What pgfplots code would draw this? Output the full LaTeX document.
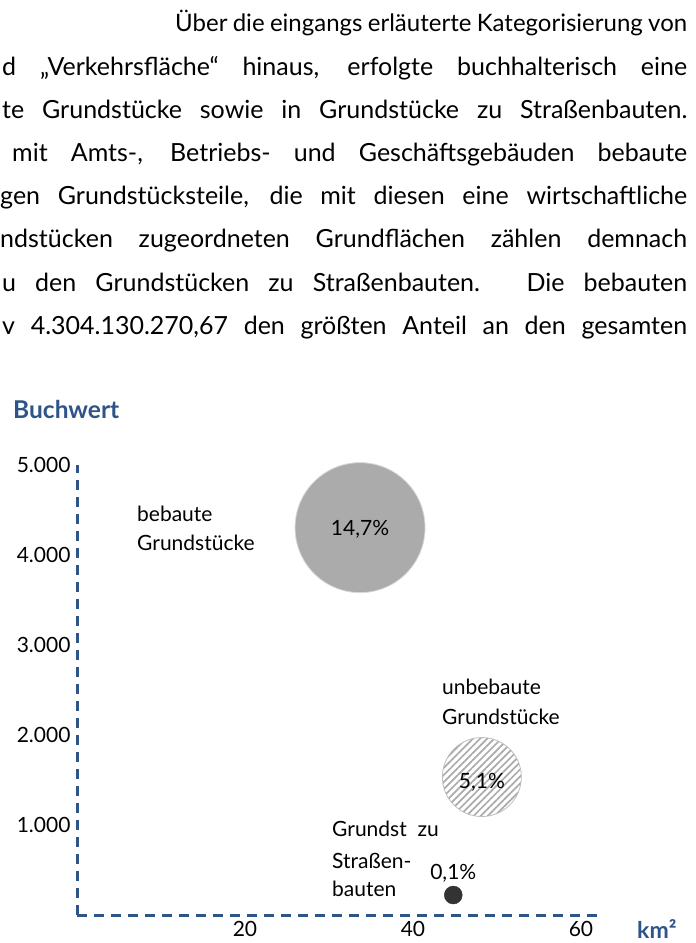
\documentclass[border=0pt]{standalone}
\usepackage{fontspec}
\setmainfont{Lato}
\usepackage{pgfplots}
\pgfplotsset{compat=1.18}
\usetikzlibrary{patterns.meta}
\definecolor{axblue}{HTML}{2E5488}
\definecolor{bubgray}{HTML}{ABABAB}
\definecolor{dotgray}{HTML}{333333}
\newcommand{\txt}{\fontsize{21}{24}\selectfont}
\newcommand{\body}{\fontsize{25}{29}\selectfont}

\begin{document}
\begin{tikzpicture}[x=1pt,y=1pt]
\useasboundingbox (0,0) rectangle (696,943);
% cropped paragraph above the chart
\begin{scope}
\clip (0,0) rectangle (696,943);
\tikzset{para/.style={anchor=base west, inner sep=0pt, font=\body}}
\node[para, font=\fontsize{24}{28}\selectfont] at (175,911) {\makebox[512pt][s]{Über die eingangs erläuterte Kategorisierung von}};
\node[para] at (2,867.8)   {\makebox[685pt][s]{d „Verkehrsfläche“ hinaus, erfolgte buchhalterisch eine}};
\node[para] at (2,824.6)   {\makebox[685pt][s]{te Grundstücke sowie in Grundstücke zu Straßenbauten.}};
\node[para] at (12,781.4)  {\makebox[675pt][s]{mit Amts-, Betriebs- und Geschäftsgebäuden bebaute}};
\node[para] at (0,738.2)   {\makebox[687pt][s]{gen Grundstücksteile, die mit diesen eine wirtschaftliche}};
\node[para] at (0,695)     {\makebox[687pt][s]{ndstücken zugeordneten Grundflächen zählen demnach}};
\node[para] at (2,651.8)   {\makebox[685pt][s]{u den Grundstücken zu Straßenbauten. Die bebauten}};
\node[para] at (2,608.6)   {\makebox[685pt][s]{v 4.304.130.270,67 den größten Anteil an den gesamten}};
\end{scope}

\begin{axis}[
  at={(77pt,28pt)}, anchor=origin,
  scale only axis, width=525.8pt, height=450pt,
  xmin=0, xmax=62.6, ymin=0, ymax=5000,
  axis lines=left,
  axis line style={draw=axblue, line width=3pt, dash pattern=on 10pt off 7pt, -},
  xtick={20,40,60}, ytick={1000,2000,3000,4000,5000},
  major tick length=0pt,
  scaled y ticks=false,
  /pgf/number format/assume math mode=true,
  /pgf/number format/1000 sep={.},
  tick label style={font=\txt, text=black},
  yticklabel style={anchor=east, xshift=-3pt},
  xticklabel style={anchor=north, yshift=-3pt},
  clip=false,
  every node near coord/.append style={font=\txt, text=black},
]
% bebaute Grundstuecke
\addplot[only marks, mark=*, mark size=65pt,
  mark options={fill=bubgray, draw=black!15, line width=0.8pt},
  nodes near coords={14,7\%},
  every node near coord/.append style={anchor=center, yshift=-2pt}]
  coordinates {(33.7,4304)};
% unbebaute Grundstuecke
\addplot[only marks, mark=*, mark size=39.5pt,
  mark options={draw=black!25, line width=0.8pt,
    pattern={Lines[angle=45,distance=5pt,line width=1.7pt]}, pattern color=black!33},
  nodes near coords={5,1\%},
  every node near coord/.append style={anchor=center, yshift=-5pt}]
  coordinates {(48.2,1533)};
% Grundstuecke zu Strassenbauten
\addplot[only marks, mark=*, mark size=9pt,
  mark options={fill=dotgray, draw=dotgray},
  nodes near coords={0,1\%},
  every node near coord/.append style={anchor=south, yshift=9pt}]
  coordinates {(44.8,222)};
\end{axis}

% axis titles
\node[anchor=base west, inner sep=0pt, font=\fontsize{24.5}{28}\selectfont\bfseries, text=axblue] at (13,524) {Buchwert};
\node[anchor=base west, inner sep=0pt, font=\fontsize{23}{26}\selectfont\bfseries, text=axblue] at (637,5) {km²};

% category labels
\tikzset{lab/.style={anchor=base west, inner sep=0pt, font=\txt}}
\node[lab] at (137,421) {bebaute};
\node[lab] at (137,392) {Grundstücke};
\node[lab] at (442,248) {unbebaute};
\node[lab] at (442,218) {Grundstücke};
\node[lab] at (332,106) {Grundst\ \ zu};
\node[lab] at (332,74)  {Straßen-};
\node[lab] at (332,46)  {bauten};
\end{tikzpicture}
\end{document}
-*-*-
__Written request__. Return the full material word for word. Do not include the pictures.

__The response__.
What pgfplots code would draw this? Output the full LaTeX document.
\documentclass[border=0pt]{standalone}
\usepackage{fontspec}
\setmainfont{Lato}
\usepackage{pgfplots}
\pgfplotsset{compat=1.18}
\usetikzlibrary{patterns.meta}
\definecolor{axblue}{HTML}{2E5488}
\definecolor{bubgray}{HTML}{ABABAB}
\definecolor{dotgray}{HTML}{333333}
\newcommand{\txt}{\fontsize{21}{24}\selectfont}
\newcommand{\body}{\fontsize{25}{29}\selectfont}

\begin{document}
\begin{tikzpicture}[x=1pt,y=1pt]
\useasboundingbox (0,0) rectangle (696,943);
% cropped paragraph above the chart
\begin{scope}
\clip (0,0) rectangle (696,943);
\tikzset{para/.style={anchor=base west, inner sep=0pt, font=\body}}
\node[para, font=\fontsize{24}{28}\selectfont] at (175,911) {\makebox[512pt][s]{Über die eingangs erläuterte Kategorisierung von}};
\node[para] at (2,867.8)   {\makebox[685pt][s]{d „Verkehrsfläche“ hinaus, erfolgte buchhalterisch eine}};
\node[para] at (2,824.6)   {\makebox[685pt][s]{te Grundstücke sowie in Grundstücke zu Straßenbauten.}};
\node[para] at (12,781.4)  {\makebox[675pt][s]{mit Amts-, Betriebs- und Geschäftsgebäuden bebaute}};
\node[para] at (0,738.2)   {\makebox[687pt][s]{gen Grundstücksteile, die mit diesen eine wirtschaftliche}};
\node[para] at (0,695)     {\makebox[687pt][s]{ndstücken zugeordneten Grundflächen zählen demnach}};
\node[para] at (2,651.8)   {\makebox[685pt][s]{u den Grundstücken zu Straßenbauten. Die bebauten}};
\node[para] at (2,608.6)   {\makebox[685pt][s]{v 4.304.130.270,67 den größten Anteil an den gesamten}};
\end{scope}

\begin{axis}[
  at={(77pt,28pt)}, anchor=origin,
  scale only axis, width=525.8pt, height=450pt,
  xmin=0, xmax=62.6, ymin=0, ymax=5000,
  axis lines=left,
  axis line style={draw=axblue, line width=3pt, dash pattern=on 10pt off 7pt, -},
  xtick={20,40,60}, ytick={1000,2000,3000,4000,5000},
  major tick length=0pt,
  scaled y ticks=false,
  /pgf/number format/assume math mode=true,
  /pgf/number format/1000 sep={.},
  tick label style={font=\txt, text=black},
  yticklabel style={anchor=east, xshift=-3pt},
  xticklabel style={anchor=north, yshift=-3pt},
  clip=false,
  every node near coord/.append style={font=\txt, text=black},
]
% bebaute Grundstuecke
\addplot[only marks, mark=*, mark size=65pt,
  mark options={fill=bubgray, draw=black!15, line width=0.8pt},
  nodes near coords={14,7\%},
  every node near coord/.append style={anchor=center, yshift=-2pt}]
  coordinates {(33.7,4304)};
% unbebaute Grundstuecke
\addplot[only marks, mark=*, mark size=39.5pt,
  mark options={draw=black!25, line width=0.8pt,
    pattern={Lines[angle=45,distance=5pt,line width=1.7pt]}, pattern color=black!33},
  nodes near coords={5,1\%},
  every node near coord/.append style={anchor=center, yshift=-5pt}]
  coordinates {(48.2,1533)};
% Grundstuecke zu Strassenbauten
\addplot[only marks, mark=*, mark size=9pt,
  mark options={fill=dotgray, draw=dotgray},
  nodes near coords={0,1\%},
  every node near coord/.append style={anchor=south, yshift=9pt}]
  coordinates {(44.8,222)};
\end{axis}

% axis titles
\node[anchor=base west, inner sep=0pt, font=\fontsize{24.5}{28}\selectfont\bfseries, text=axblue] at (13,524) {Buchwert};
\node[anchor=base west, inner sep=0pt, font=\fontsize{23}{26}\selectfont\bfseries, text=axblue] at (637,5) {km²};

% category labels
\tikzset{lab/.style={anchor=base west, inner sep=0pt, font=\txt}}
\node[lab] at (137,421) {bebaute};
\node[lab] at (137,392) {Grundstücke};
\node[lab] at (442,248) {unbebaute};
\node[lab] at (442,218) {Grundstücke};
\node[lab] at (332,106) {Grundst\ \ zu};
\node[lab] at (332,74)  {Straßen-};
\node[lab] at (332,46)  {bauten};
\end{tikzpicture}
\end{document}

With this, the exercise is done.